“When we think about health, we usually think about physical health,” said Farah Herrawi, a second-year Mental Health Counseling and Behavioral Medicine student. “There’s such a big need for people to be in the mental health profession, and that’s the thing that people tend to forget.”
Farah is dedicated to advocating for people with mental health illnesses, and works primarily with immigrants and refugees. She said a major reason she decided to work with this population is that her own family immigrated to the U.S.
“I have come to understand some of the challenges that this population faces when it comes to getting adequate and culturally sensitive health care services, especially mental health care.”
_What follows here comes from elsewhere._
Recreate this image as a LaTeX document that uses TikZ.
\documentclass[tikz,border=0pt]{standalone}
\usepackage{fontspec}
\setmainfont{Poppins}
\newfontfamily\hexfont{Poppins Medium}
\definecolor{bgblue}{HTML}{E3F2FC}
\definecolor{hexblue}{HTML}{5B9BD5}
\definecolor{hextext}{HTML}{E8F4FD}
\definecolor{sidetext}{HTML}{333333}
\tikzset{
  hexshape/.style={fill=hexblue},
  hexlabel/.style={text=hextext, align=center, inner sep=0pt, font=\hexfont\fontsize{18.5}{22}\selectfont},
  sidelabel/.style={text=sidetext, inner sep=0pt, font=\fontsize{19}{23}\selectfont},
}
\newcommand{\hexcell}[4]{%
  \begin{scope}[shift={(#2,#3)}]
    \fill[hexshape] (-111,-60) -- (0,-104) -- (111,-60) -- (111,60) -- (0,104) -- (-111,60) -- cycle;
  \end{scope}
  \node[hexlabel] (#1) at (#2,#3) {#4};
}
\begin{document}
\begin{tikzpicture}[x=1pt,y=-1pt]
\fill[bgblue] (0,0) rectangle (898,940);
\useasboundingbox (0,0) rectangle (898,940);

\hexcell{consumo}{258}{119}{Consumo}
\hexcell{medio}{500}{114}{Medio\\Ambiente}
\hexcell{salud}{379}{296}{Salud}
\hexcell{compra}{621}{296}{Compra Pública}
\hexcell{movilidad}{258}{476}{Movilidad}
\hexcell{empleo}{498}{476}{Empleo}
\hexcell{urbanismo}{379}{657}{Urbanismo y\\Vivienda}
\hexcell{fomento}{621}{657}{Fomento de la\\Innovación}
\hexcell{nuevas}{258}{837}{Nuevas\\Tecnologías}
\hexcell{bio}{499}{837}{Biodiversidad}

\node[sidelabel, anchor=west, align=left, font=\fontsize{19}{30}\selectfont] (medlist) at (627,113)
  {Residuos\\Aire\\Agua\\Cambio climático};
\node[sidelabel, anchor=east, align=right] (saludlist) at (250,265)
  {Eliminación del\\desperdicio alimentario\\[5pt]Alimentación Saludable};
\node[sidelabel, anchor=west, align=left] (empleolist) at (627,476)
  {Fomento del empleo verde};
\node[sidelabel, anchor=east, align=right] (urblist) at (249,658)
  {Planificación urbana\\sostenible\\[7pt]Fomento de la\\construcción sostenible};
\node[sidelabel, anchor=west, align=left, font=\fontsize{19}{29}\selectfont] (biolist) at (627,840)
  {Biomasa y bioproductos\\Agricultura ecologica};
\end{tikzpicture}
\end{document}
As a fellow of the National Board for Certified Counselors (NBCC) Minority Fellowship Program (MFP), Farah completed a workshop in Atlanta, Georgia, and will be heading to Greensboro, North Carolina and Washington D.C. over the next year to continue her education and training.
In addition to the fellowship, Farah also completed a practicum at Boston Medical Center on the Psychiatric Consultation and Liaison service.
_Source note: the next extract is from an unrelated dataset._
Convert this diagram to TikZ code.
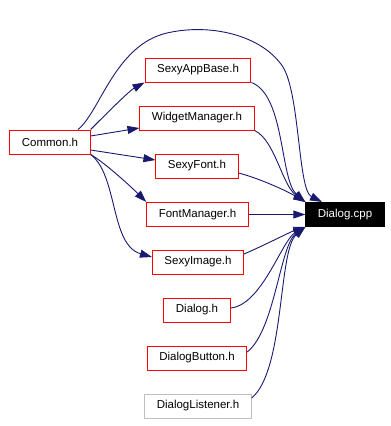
\documentclass[tikz,border=0pt]{standalone}
\usepackage{fontspec}
\setmainfont{Liberation Sans}
\usetikzlibrary{arrows.meta}
\begin{document}
\begin{tikzpicture}[x=1pt, y=-1pt,
    fichier/.style={draw=red, line width=1pt, minimum height=24pt, inner xsep=12pt, inner ysep=0pt,
        font=\fontsize{11.5}{13}\selectfont},
    lien/.style={draw=colorLien, line width=0.9pt, -{Triangle[length=12pt,width=8pt]}}]
    % Couleurs
    \definecolor{colorLien}{RGB}{25,25,112}
    \definecolor{colorGris}{RGB}{191,191,191}

    % Cadre
    \useasboundingbox (0,0) rectangle (391,426);

    % Fichiers inclus
    \node[fichier] (common) at (50,142) {Common.h};
    \node[fichier] (appbase) at (198,70) {SexyAppBase.h};
    \node[fichier] (widgetmgr) at (197,118) {WidgetManager.h};
    \node[fichier] (sexyfont) at (197,166) {SexyFont.h};
    \node[fichier] (fontmgr) at (197.5,214.5) {FontManager.h};
    \node[fichier] (sexyimage) at (198,262) {SexyImage.h};
    \node[fichier] (dialogh) at (197,310) {Dialog.h};
    \node[fichier] (dialogbtn) at (197,358) {DialogButton.h};
    \node[fichier, draw=colorGris] (listener) at (198,406) {DialogListener.h};

    % Fichier source
    \node[fichier, draw=black, fill=black, text=white] (dialogcpp) at (345,214.5) {Dialog.cpp};

    % Liens depuis Common.h
    \draw[lien] (common.north east) .. controls +(15,-15) and +(-15,8) .. (appbase.south west);
    \draw[lien] ([yshift=6pt]common.east) -- ([yshift=-10pt]widgetmgr.west);
    \draw[lien] ([yshift=-8pt]common.east) -- ([yshift=6pt]sexyfont.west);
    \draw[lien] (common.south east) .. controls +(14,8) and +(-15,-15) .. (fontmgr.north west);
    \draw[lien] (common.south east) .. controls (118,175) and (110,245) .. ([yshift=5pt]sexyimage.west);
    \draw[lien] ([xshift=28pt]common.north) .. controls (100,112) and (115,45) .. (167,33)
        .. controls (210,23) and (262,35) .. (283,67)
        .. controls (300,95) and (298,190) .. ([xshift=-23pt]dialogcpp.north);

    % Liens vers Dialog.cpp
    \draw[lien] (appbase.south east) .. controls (285,95) and (280,180) .. (dialogcpp.north west);
    \draw[lien] (widgetmgr.south east) .. controls (275,140) and (282,185) .. (dialogcpp.north west);
    \draw[lien] ([yshift=-7pt]sexyfont.east) .. controls (258,178) and (285,190) .. (dialogcpp.north west);
    \draw[lien] (fontmgr.east) -- (dialogcpp.west);
    \draw[lien] ([yshift=8pt]sexyimage.east) .. controls (265,245) and (290,232) .. (dialogcpp.south west);
    \draw[lien] ([yshift=2pt]dialogh.east) .. controls (262,305) and (282,240) .. (dialogcpp.south west);
    \draw[lien] ([yshift=6pt]dialogbtn.east) .. controls (275,330) and (280,245) .. (dialogcpp.south west);
    \draw[lien] ([yshift=8pt]listener.east) .. controls (285,370) and (278,250) .. (dialogcpp.south west);
\end{tikzpicture}
\end{document}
“This was a wonderful experience, one that I could only have gotten because I am attending BU, which gives students in my program these great opportunities to work in integrated health care teams.”
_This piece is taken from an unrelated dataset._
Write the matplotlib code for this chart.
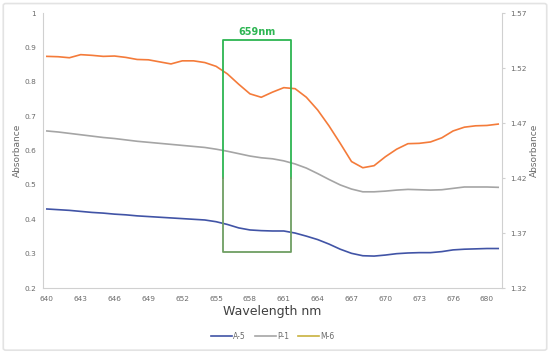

Outside of her studies and work, Farah likes to hike—although she says she did more hiking when she lived in Las Vegas.
Farah received her undergraduate degree in biology at the University of Nevada Reno, where she minored in Asian studies. While she says she has not adjusted well to the Boston weather, she is glad she came here for her graduate education.
“Boston has so many different populations you can work with, and in some cities it’s more restricted,” she said when discussing her decision to study at Boston University’s Graduate Medical Sciences. “In Boston you can work at the hospital, you can work with immigrants, you can work with whoever you want.”
Next year, Farah will complete a year-long internship at the Refugee & Immigrant Assistance Center in Roxbury.
Her dream job is to work for a major global platform like the United Nations or World Health Organization and advocate for those who struggle with mental health illnesses. Until then, she plans to further her education and apply to PhD programs in Counseling Psychology.